PC sales haven't exactly been bad during the past few years, but they haven't really been great either. In fact, they've been falling more and more every quarter, with few exceptions. Now, though, it seems that this trend is easing up.

The demand for PCs dropped almost suddenly a few years ago, when tablets took off and summarily sidelined netbooks in just three months.

Netbooks used to be the fastest growing market segment prior to the iPad's arrival and the many Androids slates that followed.

They were doing so well that Acer just funneled most of its resources in them when the tablet market exploded.

Acer has been doing its best to mitigate the damage of that stance in the time since, but everyone else on the PC front has had to play their cards especially carefully as well.

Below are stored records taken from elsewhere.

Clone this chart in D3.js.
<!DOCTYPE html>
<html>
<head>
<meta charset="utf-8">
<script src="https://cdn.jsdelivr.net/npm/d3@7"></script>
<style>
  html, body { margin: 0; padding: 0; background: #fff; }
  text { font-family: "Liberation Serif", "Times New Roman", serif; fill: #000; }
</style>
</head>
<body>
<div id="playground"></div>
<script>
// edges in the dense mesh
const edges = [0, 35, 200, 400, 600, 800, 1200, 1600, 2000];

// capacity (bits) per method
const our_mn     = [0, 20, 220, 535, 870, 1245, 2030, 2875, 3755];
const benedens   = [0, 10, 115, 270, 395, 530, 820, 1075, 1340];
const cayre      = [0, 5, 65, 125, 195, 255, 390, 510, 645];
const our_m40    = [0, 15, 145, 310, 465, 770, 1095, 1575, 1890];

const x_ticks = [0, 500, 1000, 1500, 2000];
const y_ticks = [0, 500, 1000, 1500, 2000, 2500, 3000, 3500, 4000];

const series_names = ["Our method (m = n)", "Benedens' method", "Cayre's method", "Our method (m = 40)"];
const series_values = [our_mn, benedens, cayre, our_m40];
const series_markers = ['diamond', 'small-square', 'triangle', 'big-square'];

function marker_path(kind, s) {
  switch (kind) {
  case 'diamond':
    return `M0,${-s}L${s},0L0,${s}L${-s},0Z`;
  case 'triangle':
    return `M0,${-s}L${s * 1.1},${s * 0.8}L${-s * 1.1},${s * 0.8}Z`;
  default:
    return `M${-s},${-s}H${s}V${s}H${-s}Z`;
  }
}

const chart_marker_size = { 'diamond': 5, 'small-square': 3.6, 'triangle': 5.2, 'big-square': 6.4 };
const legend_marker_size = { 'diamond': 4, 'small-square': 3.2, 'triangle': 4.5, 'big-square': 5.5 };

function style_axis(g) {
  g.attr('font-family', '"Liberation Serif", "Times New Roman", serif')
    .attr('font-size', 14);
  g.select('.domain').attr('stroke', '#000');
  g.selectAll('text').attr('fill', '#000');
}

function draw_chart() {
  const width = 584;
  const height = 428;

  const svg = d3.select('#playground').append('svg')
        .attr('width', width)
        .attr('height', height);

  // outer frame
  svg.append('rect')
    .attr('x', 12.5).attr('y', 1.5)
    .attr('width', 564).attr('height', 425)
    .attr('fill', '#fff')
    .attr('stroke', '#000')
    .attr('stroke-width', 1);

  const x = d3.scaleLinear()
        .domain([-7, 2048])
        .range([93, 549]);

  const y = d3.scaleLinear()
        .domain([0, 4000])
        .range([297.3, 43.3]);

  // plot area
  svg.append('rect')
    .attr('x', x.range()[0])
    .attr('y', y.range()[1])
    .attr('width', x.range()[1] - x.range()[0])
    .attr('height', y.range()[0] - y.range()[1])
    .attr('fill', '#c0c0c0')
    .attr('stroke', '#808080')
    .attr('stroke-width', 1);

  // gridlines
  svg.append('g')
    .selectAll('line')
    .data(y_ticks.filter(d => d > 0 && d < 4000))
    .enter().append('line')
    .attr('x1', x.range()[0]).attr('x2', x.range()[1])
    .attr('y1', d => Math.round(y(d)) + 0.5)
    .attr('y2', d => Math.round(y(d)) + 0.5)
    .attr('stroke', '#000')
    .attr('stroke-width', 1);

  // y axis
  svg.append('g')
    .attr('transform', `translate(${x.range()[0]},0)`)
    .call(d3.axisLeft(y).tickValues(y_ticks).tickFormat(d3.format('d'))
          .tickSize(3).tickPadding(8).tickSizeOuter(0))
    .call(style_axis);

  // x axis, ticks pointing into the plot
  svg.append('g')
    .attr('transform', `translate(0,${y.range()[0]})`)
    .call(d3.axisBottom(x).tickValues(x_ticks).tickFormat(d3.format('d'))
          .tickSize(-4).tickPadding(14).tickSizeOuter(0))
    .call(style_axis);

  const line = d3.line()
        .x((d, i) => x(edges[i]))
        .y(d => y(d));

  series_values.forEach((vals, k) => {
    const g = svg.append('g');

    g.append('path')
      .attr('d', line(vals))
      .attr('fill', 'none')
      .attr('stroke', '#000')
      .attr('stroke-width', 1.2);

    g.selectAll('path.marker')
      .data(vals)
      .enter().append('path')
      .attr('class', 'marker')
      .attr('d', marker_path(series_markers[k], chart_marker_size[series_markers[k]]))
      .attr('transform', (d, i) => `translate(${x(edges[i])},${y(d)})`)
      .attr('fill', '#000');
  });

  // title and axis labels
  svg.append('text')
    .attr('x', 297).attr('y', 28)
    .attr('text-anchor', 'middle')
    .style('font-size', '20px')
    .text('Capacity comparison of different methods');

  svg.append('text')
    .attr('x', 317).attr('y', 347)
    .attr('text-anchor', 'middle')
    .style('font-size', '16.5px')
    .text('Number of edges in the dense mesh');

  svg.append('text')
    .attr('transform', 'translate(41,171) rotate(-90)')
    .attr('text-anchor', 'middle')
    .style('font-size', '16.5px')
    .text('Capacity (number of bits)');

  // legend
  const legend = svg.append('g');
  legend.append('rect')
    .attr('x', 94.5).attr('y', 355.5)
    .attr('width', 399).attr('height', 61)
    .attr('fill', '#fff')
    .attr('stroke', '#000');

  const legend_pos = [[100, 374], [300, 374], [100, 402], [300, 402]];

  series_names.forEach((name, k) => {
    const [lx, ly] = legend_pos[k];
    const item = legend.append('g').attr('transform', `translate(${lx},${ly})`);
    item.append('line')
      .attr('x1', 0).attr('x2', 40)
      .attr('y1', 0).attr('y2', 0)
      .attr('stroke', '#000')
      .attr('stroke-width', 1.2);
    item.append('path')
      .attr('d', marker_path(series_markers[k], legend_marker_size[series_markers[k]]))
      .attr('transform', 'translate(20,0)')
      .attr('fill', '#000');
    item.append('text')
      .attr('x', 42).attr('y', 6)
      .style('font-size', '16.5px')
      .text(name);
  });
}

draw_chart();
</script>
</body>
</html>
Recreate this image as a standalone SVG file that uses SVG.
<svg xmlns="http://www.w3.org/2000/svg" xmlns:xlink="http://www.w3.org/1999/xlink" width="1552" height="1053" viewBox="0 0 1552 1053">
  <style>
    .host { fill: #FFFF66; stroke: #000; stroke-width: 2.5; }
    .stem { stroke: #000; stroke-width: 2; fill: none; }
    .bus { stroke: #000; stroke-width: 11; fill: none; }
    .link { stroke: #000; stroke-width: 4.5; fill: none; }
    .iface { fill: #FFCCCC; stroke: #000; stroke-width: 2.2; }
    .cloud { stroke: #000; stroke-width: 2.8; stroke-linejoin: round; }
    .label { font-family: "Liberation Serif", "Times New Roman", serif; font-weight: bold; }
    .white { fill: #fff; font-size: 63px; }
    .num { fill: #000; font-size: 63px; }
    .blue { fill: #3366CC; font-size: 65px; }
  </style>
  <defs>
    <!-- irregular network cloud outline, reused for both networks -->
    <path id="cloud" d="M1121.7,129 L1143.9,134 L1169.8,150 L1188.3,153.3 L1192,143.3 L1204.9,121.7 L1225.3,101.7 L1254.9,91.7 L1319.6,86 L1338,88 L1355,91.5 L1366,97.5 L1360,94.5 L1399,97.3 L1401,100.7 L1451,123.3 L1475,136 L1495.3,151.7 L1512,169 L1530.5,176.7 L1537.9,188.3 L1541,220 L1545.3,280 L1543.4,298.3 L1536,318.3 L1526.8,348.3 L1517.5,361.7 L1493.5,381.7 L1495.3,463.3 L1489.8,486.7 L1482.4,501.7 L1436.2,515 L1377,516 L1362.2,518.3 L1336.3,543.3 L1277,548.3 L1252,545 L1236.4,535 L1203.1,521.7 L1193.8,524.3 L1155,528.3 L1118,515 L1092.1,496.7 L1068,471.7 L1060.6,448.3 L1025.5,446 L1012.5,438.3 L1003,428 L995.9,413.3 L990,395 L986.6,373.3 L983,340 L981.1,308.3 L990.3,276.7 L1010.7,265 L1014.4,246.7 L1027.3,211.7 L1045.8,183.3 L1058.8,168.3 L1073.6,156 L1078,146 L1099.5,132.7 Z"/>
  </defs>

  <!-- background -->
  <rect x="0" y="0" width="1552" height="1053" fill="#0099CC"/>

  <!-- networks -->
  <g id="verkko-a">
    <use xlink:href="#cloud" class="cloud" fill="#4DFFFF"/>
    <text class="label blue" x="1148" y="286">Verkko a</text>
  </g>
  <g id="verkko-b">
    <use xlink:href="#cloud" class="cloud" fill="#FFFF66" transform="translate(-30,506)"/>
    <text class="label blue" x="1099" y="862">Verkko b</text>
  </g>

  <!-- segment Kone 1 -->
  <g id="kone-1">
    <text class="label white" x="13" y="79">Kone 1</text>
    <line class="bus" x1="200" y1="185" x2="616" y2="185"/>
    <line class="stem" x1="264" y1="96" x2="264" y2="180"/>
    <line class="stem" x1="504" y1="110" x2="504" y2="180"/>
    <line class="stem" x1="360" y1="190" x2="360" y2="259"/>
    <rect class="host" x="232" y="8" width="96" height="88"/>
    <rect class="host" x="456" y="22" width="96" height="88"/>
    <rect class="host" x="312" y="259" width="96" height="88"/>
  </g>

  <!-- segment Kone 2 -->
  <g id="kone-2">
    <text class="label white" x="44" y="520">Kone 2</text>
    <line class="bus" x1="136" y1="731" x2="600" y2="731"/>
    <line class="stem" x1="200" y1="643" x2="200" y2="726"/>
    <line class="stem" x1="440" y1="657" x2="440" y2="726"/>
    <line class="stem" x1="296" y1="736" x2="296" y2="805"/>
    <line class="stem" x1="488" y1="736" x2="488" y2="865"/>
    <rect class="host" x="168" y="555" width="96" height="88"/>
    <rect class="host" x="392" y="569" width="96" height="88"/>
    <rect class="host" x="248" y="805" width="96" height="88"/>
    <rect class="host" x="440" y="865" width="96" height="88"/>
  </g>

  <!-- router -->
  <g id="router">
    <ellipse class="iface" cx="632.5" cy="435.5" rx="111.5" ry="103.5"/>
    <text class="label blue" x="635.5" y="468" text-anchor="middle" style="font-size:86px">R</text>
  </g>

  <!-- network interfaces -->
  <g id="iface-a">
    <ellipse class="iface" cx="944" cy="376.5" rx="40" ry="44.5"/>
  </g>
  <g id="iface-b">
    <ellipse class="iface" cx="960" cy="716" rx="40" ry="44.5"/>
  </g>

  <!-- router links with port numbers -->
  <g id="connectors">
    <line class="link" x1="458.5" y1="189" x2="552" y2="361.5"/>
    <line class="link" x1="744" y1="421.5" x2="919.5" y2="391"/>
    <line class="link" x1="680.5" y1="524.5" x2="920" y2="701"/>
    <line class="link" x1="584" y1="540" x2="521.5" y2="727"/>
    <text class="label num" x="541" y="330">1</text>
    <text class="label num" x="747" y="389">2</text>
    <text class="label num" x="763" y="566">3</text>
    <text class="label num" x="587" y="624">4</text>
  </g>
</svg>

Now, though, the personal computing segment may be getting ready for a turnaround.

Why the PC market had such trouble

The main reason was because tablets were a new thing everyone wanted to try, half-way between laptops and phones. And with keyboard covers/docks coming out relatively fast, they had enough to offer that the interest in laptops fell significantly.

They also provided Intel and ARM with a field of the market where they could finally try to encroach on the other's territory. Previously, Intel had strong but power-hungry chips, while ARM had weak but very efficient ones. Now, they've started to close that gap.

There's also the fact that a nascent market always tents to distract consumers from existing ones for the first few years. Admittedly, tablets did it to a greater extent than even netbooks did, and they didn't quite fit in an existing segment either (laptops).

What's happening now

According to Gartner and IDC, two of the world's foremost market analyst firms, worldwide demand for PCs (desktops and laptops) only suffered a slight drop in demand during the third quarter of 2014.

Worldwide shipments were of around 78.5 million, only 1.7% less than in Q3 2013 instead of the expected 4.1%. Gartner is even more optimistic, reporting 79.4 million, just 0.5% fewer than last year.

How this is possible

That the awe of a new product type is no longer in play is one reason. The other is that PCs, both mini desktops and laptops, have started to sell for amounts of money close to those of tablets, and people are starting to remember that, at the end of the day, laptops can still do more than tablets can. Especially now that they're getting 360-degree hinges or easel-like frames.